The number one challenge of holidaying in the UK is the weather but the Cairngorms in Scotland had been good to us on our first visit. Would be lucky a second time?
Stepping off our dinky British Airways Embraer 170 at Aberdeen, to the soundtrack of helicopters heading for the oil rigs, the drizzle was falling, the sky a dull slate grey. And it was cold.
With more rain threatening and a day to fill, we decided to spend a few hours nosing around a Scottish castle – just as we’d done when the rain fell last time we were north of the border. Back then we’d sheltered from the downpours in the delightful Craigievar Castle.
This time we plumped for Brodie Castle in Moray, about a two-hour drive from the airport and just a few miles from the coastline of the famous Moray Firth.
With our new sat-nav to guide us, we slogged up the A96 through downpours, light showers, mist and all-too-rare dry spells. The low cloud meant that we had little chance to appreciate the countryside but, through the murk, we caught sight of green hills and valleys, forests and marching electricity pylons. Occasionally, atop a hill, we spotted graceful wind turbines turning in the breeze.
Surprisingly, the road steered clear of most of the region’s towns and villages. Elgin was one of few notable exceptions and it brought back memories of our last trip to Scotland – of streets lined with austere, sometimes pompous granite buildings.
Brodie Castle appeared through the rain surrounded by romantically landscaped grounds full of trees, looking a little dour. We recharged our batteries with lunch in the tea room and found that the house was surprisingly busy with visitors, even on a dreary weekday.

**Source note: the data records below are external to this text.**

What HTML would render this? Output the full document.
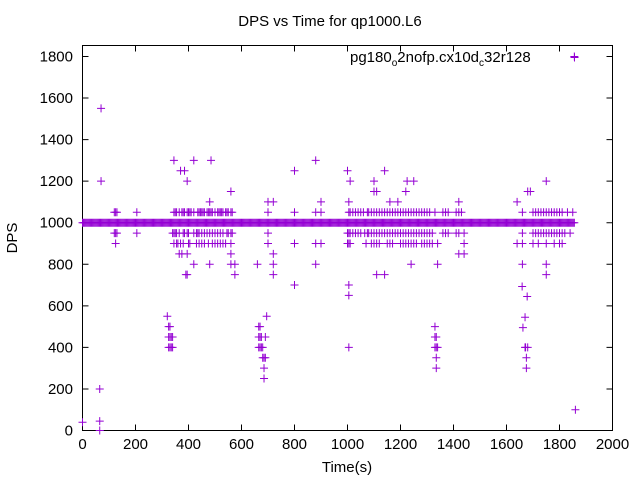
<!DOCTYPE html>
<html><head><meta charset="utf-8"><style>
body{margin:0;background:#fff;}
svg{display:block;font-family:"Liberation Sans",sans-serif;}
</style></head><body>
<svg id="chart" width="640" height="480" viewBox="0 0 640 480">
<text x="330" y="26" font-size="15" text-anchor="middle">DPS vs Time for qp1000.L6</text>
<text transform="translate(17,238) rotate(-90)" font-size="15" text-anchor="middle">DPS</text>
<text x="347" y="472" font-size="15" text-anchor="middle">Time(s)</text>
<g id="axes"></g>
<g id="marks" stroke="#9400d3" stroke-width="1" fill="none"></g>
<text x="350" y="62" font-size="15">pg180<tspan font-size="10" dy="4">o</tspan><tspan dy="-4">2nofp.cx10d</tspan><tspan font-size="10" dy="4">c</tspan><tspan dy="-4">32r128</tspan></text>
<path d="M570.5 57.5h8M574.5 53.5v8" stroke="#9400d3" stroke-width="1"/>
</svg>
<script>
const xTicks=[0,200,400,600,800,1000,1200,1400,1600,1800,2000];
const yTicks=[0,200,400,600,800,1000,1200,1400,1600,1800];
const band1000Start=0, band1000End=1858;
const t1050=[120,125,130,205,345,350,355,365,375,380,385,395,400,405,410,420,435,440,445,450,455,460,470,475,480,485,490,500,510,515,520,525,530,540,545,550,560,565,700,800,880,900,1005,1010,1020,1030,1040,1050,1060,1075,1080,1090,1100,1110,1120,1130,1140,1150,1160,1170,1180,1190,1200,1210,1220,1230,1240,1250,1260,1270,1280,1290,1300,1310,1330,1360,1370,1380,1410,1420,1430,1700,1710,1720,1730,1740,1750,1760,1770,1780,1790,1800,1810,1830,1850];
const t950=[120,125,130,205,340,345,350,355,365,380,385,395,400,420,430,435,440,450,460,470,480,490,500,510,520,530,545,550,560,565,700,1000,1005,1010,1020,1030,1040,1050,1065,1075,1080,1090,1100,1110,1120,1130,1140,1150,1160,1170,1180,1190,1200,1210,1220,1230,1240,1250,1260,1270,1280,1290,1300,1310,1320,1360,1370,1380,1410,1420,1440,1660,1700,1710,1720,1730,1740,1750,1760,1770,1780,1790,1800,1810,1820,1840];
const t900=[125,345,355,360,370,380,400,405,430,440,450,460,475,490,500,510,520,530,540,560,700,800,880,900,1000,1005,1010,1070,1090,1100,1110,1120,1150,1160,1170,1200,1210,1220,1230,1240,1250,1260,1280,1290,1300,1310,1320,1340,1440,1640,1660,1700,1720,1750,1780,1800,1810];
const outT=[0,65,65,65,70,70,345,370,385,395,420,485,480,560,575,575,560,395,390,375,365,395,420,480,560,660,700,720,720,720,720,800,800,880,880,900,1000,1005,1005,1005,1010,1005,1100,1100,1110,1140,1110,1140,1160,1190,1220,1225,1250,1240,1340,1420,1420,1440,1640,1660,1660,1659,1678,1680,1690,1750,1750,1750,1856,1860,
320,325,330,325,330,335,340,325,330,335,340,665,670,665,670,675,665,670,675,680,680,685,690,685,685,695,690,1330,1330,1335,1330,1335,1340,1335,1335,1662,1670,1672,1675,1675,1670,1680];
const outV=[40,45,0,200,1200,1550,1300,1250,1250,1200,1300,1300,1100,1150,750,800,850,750,750,850,850,850,800,800,800,800,1100,1100,850,800,750,700,1250,1300,800,1100,1250,650,700,400,1200,1100,1150,1200,1150,1250,750,750,1100,1100,1150,1200,1200,800,800,1100,850,850,1100,1050,800,693,645,1150,1150,1200,800,750,1800,100,
550,500,500,450,450,450,450,400,400,400,400,500,500,450,450,450,400,400,400,400,350,350,350,300,250,550,450,500,450,450,400,400,400,350,300,495,545,400,350,300,400,400];
const NS='http://www.w3.org/2000/svg';
const X=t=>82.5+t*0.265;
const Y=v=>430.5-v*0.2078;
const axes=document.getElementById('axes');
const marks=document.getElementById('marks');
function line(p,d,sw){const e=document.createElementNS(NS,'path');e.setAttribute('d',d);e.setAttribute('stroke','#000');e.setAttribute('stroke-width',sw||1);e.setAttribute('fill','none');p.appendChild(e);return e;}
const frame=line(axes,`M82.5 45.5H612.5V430.5H82.5Z`,1);


xTicks.forEach(t=>{const x=X(t);
const tk=line(axes,`M${x} 430.5v-6M${x} 45.5v6`);


const tx=document.createElementNS(NS,'text');tx.setAttribute('x',x);tx.setAttribute('y',449);tx.setAttribute('font-size','15');tx.setAttribute('text-anchor','middle');tx.textContent=t;


axes.appendChild(tx);});
yTicks.forEach(v=>{const y=Y(v);
const tk=line(axes,`M82.5 ${y}h6M612.5 ${y}h-6`);


const tx=document.createElementNS(NS,'text');tx.setAttribute('x',73);tx.setAttribute('y',y+5);tx.setAttribute('font-size','15');tx.setAttribute('text-anchor','end');tx.textContent=v;


axes.appendChild(tx);});
function cross(t,v){const x=X(t),y=Y(v);const e=document.createElementNS(NS,'path');e.setAttribute('d',`M${x-4} ${y}h8M${x} ${y-4}v8`);


marks.appendChild(e);}
for(let t=band1000Start;t<=band1000End;t+=4)cross(t,1000);
t1050.forEach(t=>cross(t,1050));
t950.forEach(t=>cross(t,950));
t900.forEach(t=>cross(t,900));
outT.forEach((t,i)=>cross(t,outV[i]));
</script>
</body></html>
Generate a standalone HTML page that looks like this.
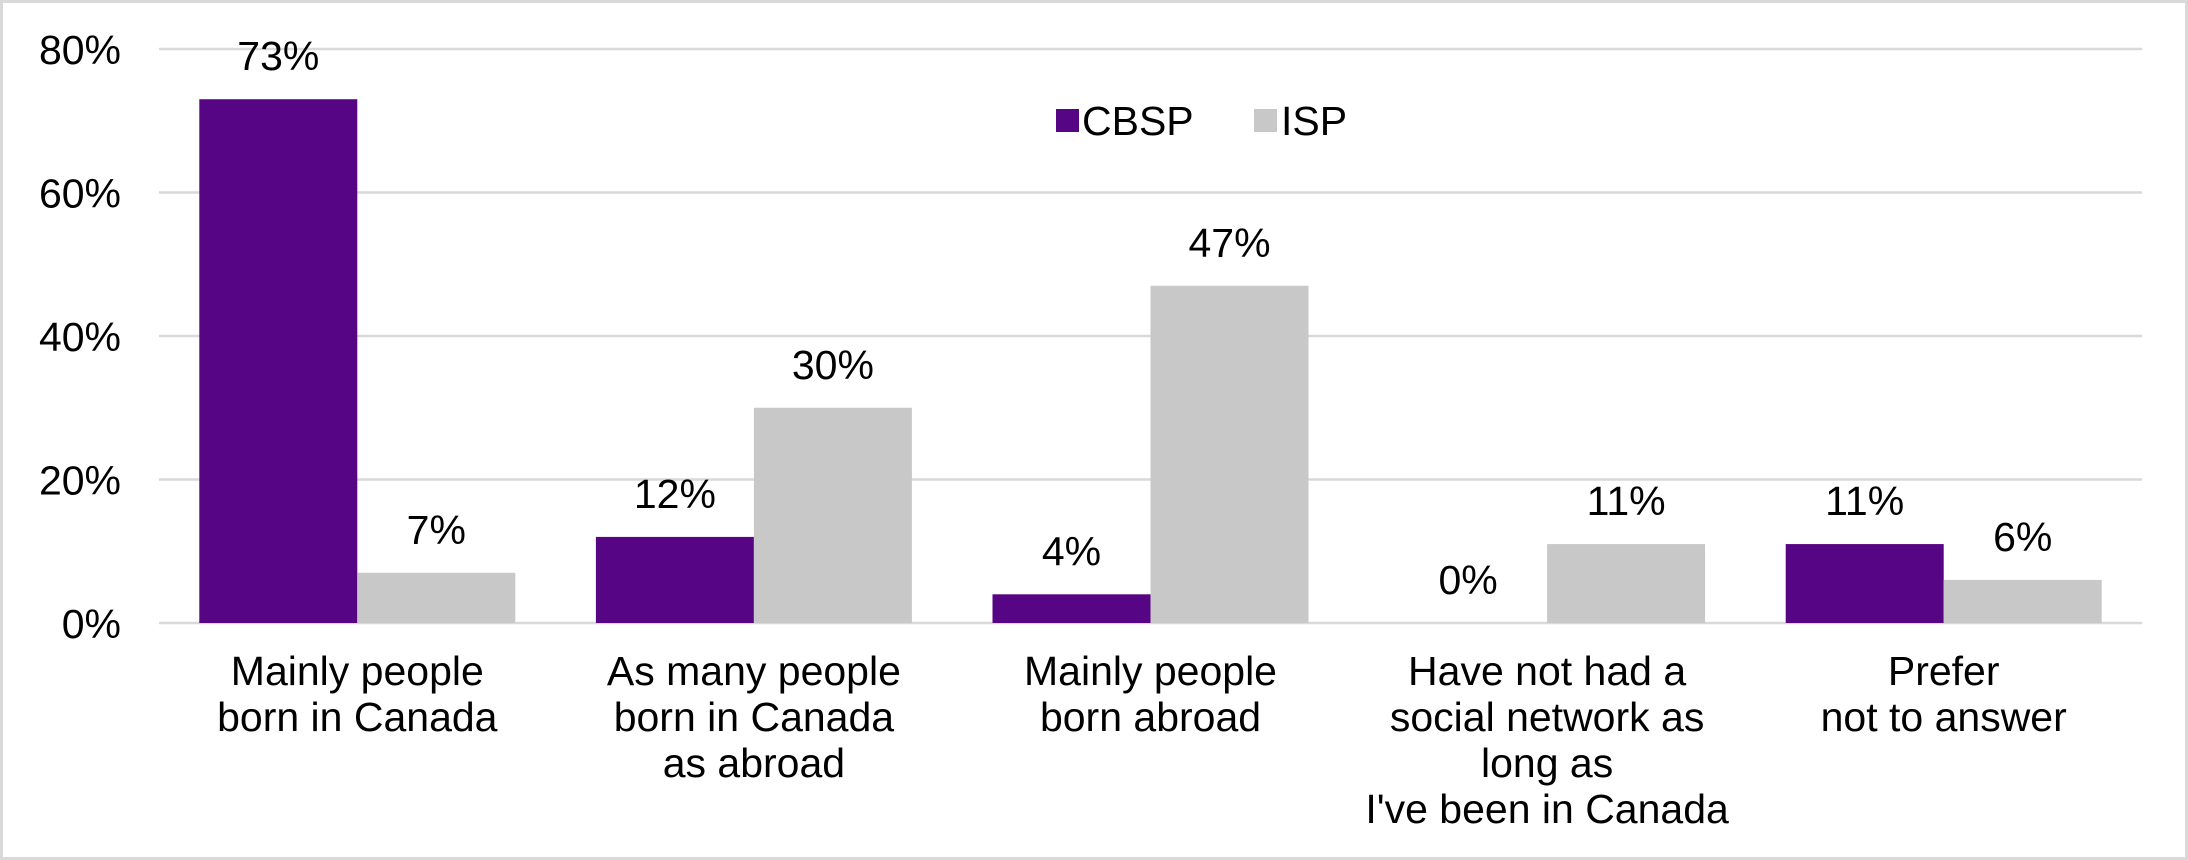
<!DOCTYPE html>
<html><head><meta charset="utf-8"><style>
body{margin:0;background:#fff}
svg{display:block;font-family:"Liberation Sans",sans-serif}
</style></head><body>
<svg width="2188" height="860">
<rect x="1.5" y="1.5" width="2185" height="857" fill="#fff" stroke="#d9d9d9" stroke-width="3"/>
<g id="grid"></g><g id="bars"></g><g id="labels"></g>
<g>
<rect x="1056" y="109" width="23" height="23" fill="#560584"/>
<text x="1082" y="135" font-size="41">CBSP</text>
<rect x="1254" y="109" width="23" height="23" fill="#c8c8c8"/>
<text x="1281" y="135" font-size="41">ISP</text>
</g>
</svg>
<script>
const categories=[["Mainly people","born in Canada"],["As many people","born in Canada","as abroad"],["Mainly people","born abroad"],["Have not had a","social network as","long as","I've been in Canada"],["Prefer","not to answer"]];
const cbsp=[73,12,4,0,11];
const isp=[7,30,47,11,6];
const ticks=[0,20,40,60,80];
const NS="http://www.w3.org/2000/svg";
const L=159,R=2142,Y0=623,Y80=49;
const y=v=>Y0-(v/80)*(Y0-Y80);
const cw=(R-L)/categories.length;
const x=i=>L+i*cw;
function mk(tag,attrs,parent,text){const e=document.createElementNS(NS,tag);for(const k in attrs)e.setAttribute(k,attrs[k]);if(text!==undefined)e.textContent=text;document.getElementById(parent).appendChild(e);return e;}
ticks.forEach(t=>{
 const g=mk('line',{x1:L,x2:R,y1:y(t),y2:y(t),stroke:'#d9d9d9','stroke-width':2.5},'grid');
 
 
 const tl=mk('text',{x:121,y:y(t)+15,'font-size':41,'text-anchor':'end'},'grid',t+'%');
 
 
});
const bw=158,gap=(cw-2*bw)/2;
[[cbsp,'#560584','cbsp'],[isp,'#c8c8c8','isp']].forEach(([vals,col,nm],s)=>{
 vals.forEach((v,i)=>{
  const bx=x(i)+gap+s*bw;
  const r=mk('rect',{x:bx,y:y(v),width:bw,height:Y0-y(v),fill:col},'bars');
  
  
  const t=mk('text',{x:bx+bw/2,y:y(v)-29,'font-size':41,'text-anchor':'middle'},'labels',v+'%');
  
  
 });
});
categories.forEach((lines,i)=>{
 lines.forEach((ln,j)=>{
  const t=mk('text',{x:x(i)+cw/2,y:685+j*46,'font-size':41,'text-anchor':'middle'},'labels',ln);
  
  
 });
});
</script>
</body></html>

Our knowledgeable and witty volunteer guide Ian showed us round the property, a typical laird’s country house. The oldest parts of it date from the 16th century, when it was built in a traditional Scottish Z shape, but the centuries that followed saw a number of major extensions.
The castle was the home of the head of Clan Brodie until the late 20th century, when inheritance taxes and the costs of running the estate saw it handed over to the National Trust for Scotland (to the dismay of subsequent generations it should be added).
A large collection of the family’s possessions and heirlooms remained behind, helping to give the place a truly homely feel. The 19th century library (with an original letter from Robert the Bruce on display) and the light and airy drawing room, in particular, had the feel of rooms that were ready and waiting to welcome the laird back home.
The dining room was somewhat gloomier, with a heavy plaster ceiling made out to look like wood. In fact, so heavy did it appear that it felt like it was ready to drop on top of us. The oldest parts of the building, complete with obligatory spiral staircase, were much more modest, at least in size. The expensive paintings, dinner sets and other objects made up for the scale.
Sadly, with the rain falling, we were unable to explore the grounds. So we jumped in the car and drove off to our hotel.
We motored south, into the Cairngorms National Park, at first through barren, moon-like landscapes of heather and scrub. Cloud hung low again, muting the views.
We drove through Grantown-on-Spey, a small town a few miles from our destination at the village of Dulnain Bridge, the Tigh na Sgiath Country House Hotel. This beautiful old house, built in 1902, looked stunning in its grounds, as befits a house built by an old shipping grandee and subsequently the country home of the Lipton tea and Hartley jam families.
Owner Iain provided a warm welcome, a complimentary sherry and a quick tour of our beautiful room, a traditional bedroom and a huge, modern and luxurious bathroom. It was all quite charming, peaceful and a million miles away from the chain hotels.
A few hours later we were sitting down to our meal in the restaurant. This was fine dining, me with duck, Graham with pork, plus four other courses. It was excellent stuff and the white wine flowed. Our dining companions were a French family, an elderly English couple and a foursome from the West Midlands.
We played Scrabble later with another bottle of wine for company. Because Dulnain Bridge isn’t exactly party central in the highlands.